Restate each of the lines below word for word and drop every picture.

* Items *

········

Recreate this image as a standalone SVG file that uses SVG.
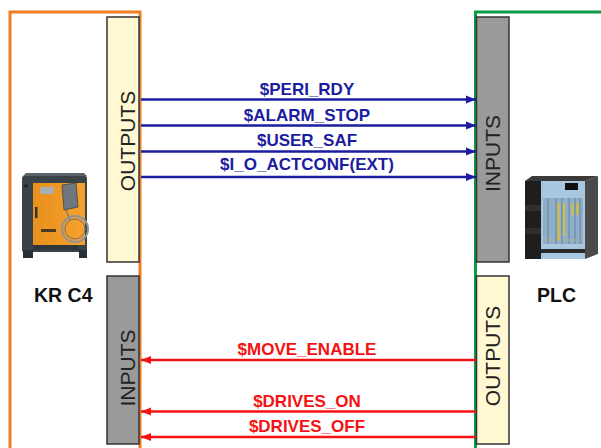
<svg xmlns="http://www.w3.org/2000/svg" width="601" height="448" viewBox="0 0 601 448">
  <defs>
    <style>
      .box-out { fill: #FFF8D2; stroke: #333; stroke-width: 1.5; }
      .box-in { fill: #9A9A9A; stroke: #333; stroke-width: 1.5; }
      .box-label { font-family: "Liberation Sans", Arial, sans-serif; font-size: 21px; fill: #222; text-anchor: middle; }
      .dev-label { font-family: "Liberation Sans", Arial, sans-serif; font-size: 19.5px; font-weight: bold; fill: #111; }
      .sig { font-family: "Liberation Sans", Arial, sans-serif; font-size: 17px; font-weight: bold; text-anchor: middle; }
      .sig-blue { fill: #1C1CA0; }
      .sig-red { fill: #F41212; }
      .wire-blue { stroke: #1C1CA0; stroke-width: 2.5; fill: none; }
      .wire-red { stroke: #F41212; stroke-width: 2.5; fill: none; }
    </style>
    <marker id="head-blue" markerUnits="userSpaceOnUse" markerWidth="11" markerHeight="9" refX="10" refY="4.5" orient="auto">
      <path d="M0,0.5 L10,4.5 L0,8.5 Z" fill="#1C1CA0"/>
    </marker>
    <marker id="head-red" markerUnits="userSpaceOnUse" markerWidth="11" markerHeight="9" refX="10" refY="4.5" orient="auto">
      <path d="M0,0.5 L10,4.5 L0,8.5 Z" fill="#F41212"/>
    </marker>
    <linearGradient id="door" x1="0" y1="0" x2="1" y2="0">
      <stop offset="0" stop-color="#E8901C"/>
      <stop offset="1" stop-color="#F5A030"/>
    </linearGradient>
  </defs>

  <rect width="601" height="448" fill="#fff"/>

  <!-- controller side (KR C4) -->
  <g id="krc4">
    <path d="M10,448 V12 H140 V448" fill="none" stroke="#EE7F22" stroke-width="3"/>
    <g id="krc4-outputs">
      <rect class="box-out" x="107" y="17" width="32" height="245"/>
      <text class="box-label" transform="translate(135,141) rotate(-90)">OUTPUTS</text>
    </g>
    <g id="krc4-inputs">
      <rect class="box-in" x="107" y="276" width="32" height="168"/>
      <text class="box-label" transform="translate(135,368) rotate(-90)">INPUTS</text>
    </g>
    <!-- cabinet icon -->
    <g id="krc4-icon">
      <rect x="22" y="176" width="65" height="76" rx="2" fill="#3B4348"/>
      <path d="M23,176 L26,173 L84,173 L87,176 Z" fill="#59636A"/>
      <rect x="33" y="183" width="52" height="62" fill="url(#door)"/>
      <rect x="40" y="187" width="14" height="7" rx="1" fill="#A9AEB2"/>
      <rect x="35" y="207" width="2.5" height="11" fill="#333"/>
      <rect x="41" y="229" width="15" height="3" fill="#4a3a20"/>
      <circle cx="26" cy="186" r="1.8" fill="#222"/>
      <path d="M62,185 L76,183 L78,207 L64,210 Z" fill="#6E777E" stroke="#444" stroke-width="0.8"/>
      <path d="M66,210 L70,220" stroke="#777" stroke-width="1.2"/>
      <circle cx="75" cy="229" r="13" fill="none" stroke="#8E9398" stroke-width="2"/>
      <circle cx="75" cy="229" r="10" fill="none" stroke="#6f7478" stroke-width="1"/>
      <rect x="23" y="250" width="10" height="8" fill="#2A2F33"/>
      <rect x="79" y="250" width="8" height="8" fill="#2A2F33"/>
      <rect x="33" y="245" width="46" height="5" fill="#30363A"/>
    </g>
    <text class="dev-label" x="34" y="302">KR C4</text>
  </g>

  <!-- PLC side -->
  <g id="plc">
    <path d="M475.5,448 V12 H601" fill="none" stroke="#0E9A44" stroke-width="3"/>
    <g id="plc-inputs">
      <rect class="box-in" x="476.5" y="17" width="32.5" height="245"/>
      <text class="box-label" transform="translate(500,153.5) rotate(-90)">INPUTS</text>
    </g>
    <g id="plc-outputs">
      <rect class="box-out" x="476.5" y="276" width="32.5" height="168"/>
      <text class="box-label" transform="translate(500,356) rotate(-90)">OUTPUTS</text>
    </g>
    <!-- rack icon -->
    <g id="plc-icon">
      <path d="M525,181 L532,176 L598,176 L585,181 Z" fill="#3A3A3A"/>
      <rect x="525" y="181" width="16" height="78" fill="#1E1E1E"/>
      <rect x="525" y="205" width="16" height="6" fill="#2E2E2E"/>
      <rect x="525" y="228" width="16" height="6" fill="#2E2E2E"/>
      <rect x="541" y="181" width="44" height="78" fill="#A8C6DE"/>
      <rect x="565" y="183" width="13" height="7" fill="#111"/>
      <rect x="543" y="198" width="40" height="46" fill="#8FAECA"/>
      <g stroke="#5D7A94" stroke-width="0.8">
        <line x1="548" y1="198" x2="548" y2="244"/>
        <line x1="556" y1="198" x2="556" y2="244"/>
        <line x1="562" y1="198" x2="562" y2="244"/>
        <line x1="569" y1="198" x2="569" y2="244"/>
        <line x1="575" y1="198" x2="575" y2="244"/>
        <line x1="580" y1="198" x2="580" y2="244"/>
      </g>
      <g stroke="#E2C42A" stroke-width="1.8">
        <line x1="558.5" y1="203" x2="558.5" y2="240"/>
        <line x1="564" y1="203" x2="564" y2="236"/>
        <line x1="572.5" y1="203" x2="572.5" y2="215"/>
        <line x1="577.5" y1="203" x2="577.5" y2="215"/>
      </g>
      <line x1="543" y1="240" x2="583" y2="240" stroke="#E2C42A" stroke-width="1" stroke-dasharray="2 3"/>
      <rect x="541" y="249" width="44" height="4" fill="#2A2A2A"/>
      <path d="M585,181 L598,176 L598,254 L585,259 Z" fill="#4A4A4A"/>
    </g>
    <text class="dev-label" x="537" y="302">PLC</text>
  </g>

  <!-- signal lines between controller and PLC -->
  <g id="connectors">
    <line class="wire-blue" x1="141" y1="99.5" x2="476" y2="99.5" marker-end="url(#head-blue)"/>
    <line class="wire-blue" x1="141" y1="125.5" x2="476" y2="125.5" marker-end="url(#head-blue)"/>
    <line class="wire-blue" x1="141" y1="151.5" x2="476" y2="151.5" marker-end="url(#head-blue)"/>
    <line class="wire-blue" x1="141" y1="177" x2="476" y2="177" marker-end="url(#head-blue)"/>
    <text class="sig sig-blue" x="307" y="94.5">$PERI_RDY</text>
    <text class="sig sig-blue" x="307" y="120.5">$ALARM_STOP</text>
    <text class="sig sig-blue" x="307" y="146">$USER_SAF</text>
    <text class="sig sig-blue" x="307" y="170">$I_O_ACTCONF(EXT)</text>

    <line class="wire-red" x1="476" y1="360" x2="141" y2="360" marker-end="url(#head-red)"/>
    <line class="wire-red" x1="476" y1="411.5" x2="141" y2="411.5" marker-end="url(#head-red)"/>
    <line class="wire-red" x1="476" y1="437" x2="141" y2="437" marker-end="url(#head-red)"/>
    <text class="sig sig-red" x="307" y="355">$MOVE_ENABLE</text>
    <text class="sig sig-red" x="307" y="407">$DRIVES_ON</text>
    <text class="sig sig-red" x="307" y="432">$DRIVES_OFF</text>
  </g>
</svg>
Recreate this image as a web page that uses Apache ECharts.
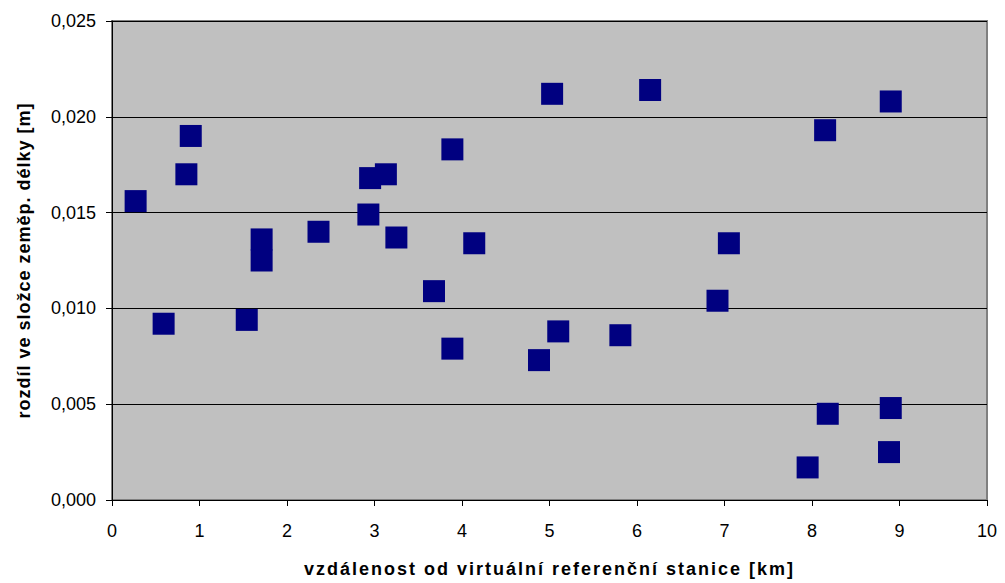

········

* Answer *
Recreate this image as a standalone SVG file that uses SVG.
<svg xmlns="http://www.w3.org/2000/svg" width="601" height="448" viewBox="0 0 601 448">
  <defs>
    <style>
      .box-out { fill: #FFF8D2; stroke: #333; stroke-width: 1.5; }
      .box-in { fill: #9A9A9A; stroke: #333; stroke-width: 1.5; }
      .box-label { font-family: "Liberation Sans", Arial, sans-serif; font-size: 21px; fill: #222; text-anchor: middle; }
      .dev-label { font-family: "Liberation Sans", Arial, sans-serif; font-size: 19.5px; font-weight: bold; fill: #111; }
      .sig { font-family: "Liberation Sans", Arial, sans-serif; font-size: 17px; font-weight: bold; text-anchor: middle; }
      .sig-blue { fill: #1C1CA0; }
      .sig-red { fill: #F41212; }
      .wire-blue { stroke: #1C1CA0; stroke-width: 2.5; fill: none; }
      .wire-red { stroke: #F41212; stroke-width: 2.5; fill: none; }
    </style>
    <marker id="head-blue" markerUnits="userSpaceOnUse" markerWidth="11" markerHeight="9" refX="10" refY="4.5" orient="auto">
      <path d="M0,0.5 L10,4.5 L0,8.5 Z" fill="#1C1CA0"/>
    </marker>
    <marker id="head-red" markerUnits="userSpaceOnUse" markerWidth="11" markerHeight="9" refX="10" refY="4.5" orient="auto">
      <path d="M0,0.5 L10,4.5 L0,8.5 Z" fill="#F41212"/>
    </marker>
    <linearGradient id="door" x1="0" y1="0" x2="1" y2="0">
      <stop offset="0" stop-color="#E8901C"/>
      <stop offset="1" stop-color="#F5A030"/>
    </linearGradient>
  </defs>

  <rect width="601" height="448" fill="#fff"/>

  <!-- controller side (KR C4) -->
  <g id="krc4">
    <path d="M10,448 V12 H140 V448" fill="none" stroke="#EE7F22" stroke-width="3"/>
    <g id="krc4-outputs">
      <rect class="box-out" x="107" y="17" width="32" height="245"/>
      <text class="box-label" transform="translate(135,141) rotate(-90)">OUTPUTS</text>
    </g>
    <g id="krc4-inputs">
      <rect class="box-in" x="107" y="276" width="32" height="168"/>
      <text class="box-label" transform="translate(135,368) rotate(-90)">INPUTS</text>
    </g>
    <!-- cabinet icon -->
    <g id="krc4-icon">
      <rect x="22" y="176" width="65" height="76" rx="2" fill="#3B4348"/>
      <path d="M23,176 L26,173 L84,173 L87,176 Z" fill="#59636A"/>
      <rect x="33" y="183" width="52" height="62" fill="url(#door)"/>
      <rect x="40" y="187" width="14" height="7" rx="1" fill="#A9AEB2"/>
      <rect x="35" y="207" width="2.5" height="11" fill="#333"/>
      <rect x="41" y="229" width="15" height="3" fill="#4a3a20"/>
      <circle cx="26" cy="186" r="1.8" fill="#222"/>
      <path d="M62,185 L76,183 L78,207 L64,210 Z" fill="#6E777E" stroke="#444" stroke-width="0.8"/>
      <path d="M66,210 L70,220" stroke="#777" stroke-width="1.2"/>
      <circle cx="75" cy="229" r="13" fill="none" stroke="#8E9398" stroke-width="2"/>
      <circle cx="75" cy="229" r="10" fill="none" stroke="#6f7478" stroke-width="1"/>
      <rect x="23" y="250" width="10" height="8" fill="#2A2F33"/>
      <rect x="79" y="250" width="8" height="8" fill="#2A2F33"/>
      <rect x="33" y="245" width="46" height="5" fill="#30363A"/>
    </g>
    <text class="dev-label" x="34" y="302">KR C4</text>
  </g>

  <!-- PLC side -->
  <g id="plc">
    <path d="M475.5,448 V12 H601" fill="none" stroke="#0E9A44" stroke-width="3"/>
    <g id="plc-inputs">
      <rect class="box-in" x="476.5" y="17" width="32.5" height="245"/>
      <text class="box-label" transform="translate(500,153.5) rotate(-90)">INPUTS</text>
    </g>
    <g id="plc-outputs">
      <rect class="box-out" x="476.5" y="276" width="32.5" height="168"/>
      <text class="box-label" transform="translate(500,356) rotate(-90)">OUTPUTS</text>
    </g>
    <!-- rack icon -->
    <g id="plc-icon">
      <path d="M525,181 L532,176 L598,176 L585,181 Z" fill="#3A3A3A"/>
      <rect x="525" y="181" width="16" height="78" fill="#1E1E1E"/>
      <rect x="525" y="205" width="16" height="6" fill="#2E2E2E"/>
      <rect x="525" y="228" width="16" height="6" fill="#2E2E2E"/>
      <rect x="541" y="181" width="44" height="78" fill="#A8C6DE"/>
      <rect x="565" y="183" width="13" height="7" fill="#111"/>
      <rect x="543" y="198" width="40" height="46" fill="#8FAECA"/>
      <g stroke="#5D7A94" stroke-width="0.8">
        <line x1="548" y1="198" x2="548" y2="244"/>
        <line x1="556" y1="198" x2="556" y2="244"/>
        <line x1="562" y1="198" x2="562" y2="244"/>
        <line x1="569" y1="198" x2="569" y2="244"/>
        <line x1="575" y1="198" x2="575" y2="244"/>
        <line x1="580" y1="198" x2="580" y2="244"/>
      </g>
      <g stroke="#E2C42A" stroke-width="1.8">
        <line x1="558.5" y1="203" x2="558.5" y2="240"/>
        <line x1="564" y1="203" x2="564" y2="236"/>
        <line x1="572.5" y1="203" x2="572.5" y2="215"/>
        <line x1="577.5" y1="203" x2="577.5" y2="215"/>
      </g>
      <line x1="543" y1="240" x2="583" y2="240" stroke="#E2C42A" stroke-width="1" stroke-dasharray="2 3"/>
      <rect x="541" y="249" width="44" height="4" fill="#2A2A2A"/>
      <path d="M585,181 L598,176 L598,254 L585,259 Z" fill="#4A4A4A"/>
    </g>
    <text class="dev-label" x="537" y="302">PLC</text>
  </g>

  <!-- signal lines between controller and PLC -->
  <g id="connectors">
    <line class="wire-blue" x1="141" y1="99.5" x2="476" y2="99.5" marker-end="url(#head-blue)"/>
    <line class="wire-blue" x1="141" y1="125.5" x2="476" y2="125.5" marker-end="url(#head-blue)"/>
    <line class="wire-blue" x1="141" y1="151.5" x2="476" y2="151.5" marker-end="url(#head-blue)"/>
    <line class="wire-blue" x1="141" y1="177" x2="476" y2="177" marker-end="url(#head-blue)"/>
    <text class="sig sig-blue" x="307" y="94.5">$PERI_RDY</text>
    <text class="sig sig-blue" x="307" y="120.5">$ALARM_STOP</text>
    <text class="sig sig-blue" x="307" y="146">$USER_SAF</text>
    <text class="sig sig-blue" x="307" y="170">$I_O_ACTCONF(EXT)</text>

    <line class="wire-red" x1="476" y1="360" x2="141" y2="360" marker-end="url(#head-red)"/>
    <line class="wire-red" x1="476" y1="411.5" x2="141" y2="411.5" marker-end="url(#head-red)"/>
    <line class="wire-red" x1="476" y1="437" x2="141" y2="437" marker-end="url(#head-red)"/>
    <text class="sig sig-red" x="307" y="355">$MOVE_ENABLE</text>
    <text class="sig sig-red" x="307" y="407">$DRIVES_ON</text>
    <text class="sig sig-red" x="307" y="432">$DRIVES_OFF</text>
  </g>
</svg>
Recreate this image as a web page that uses Apache ECharts.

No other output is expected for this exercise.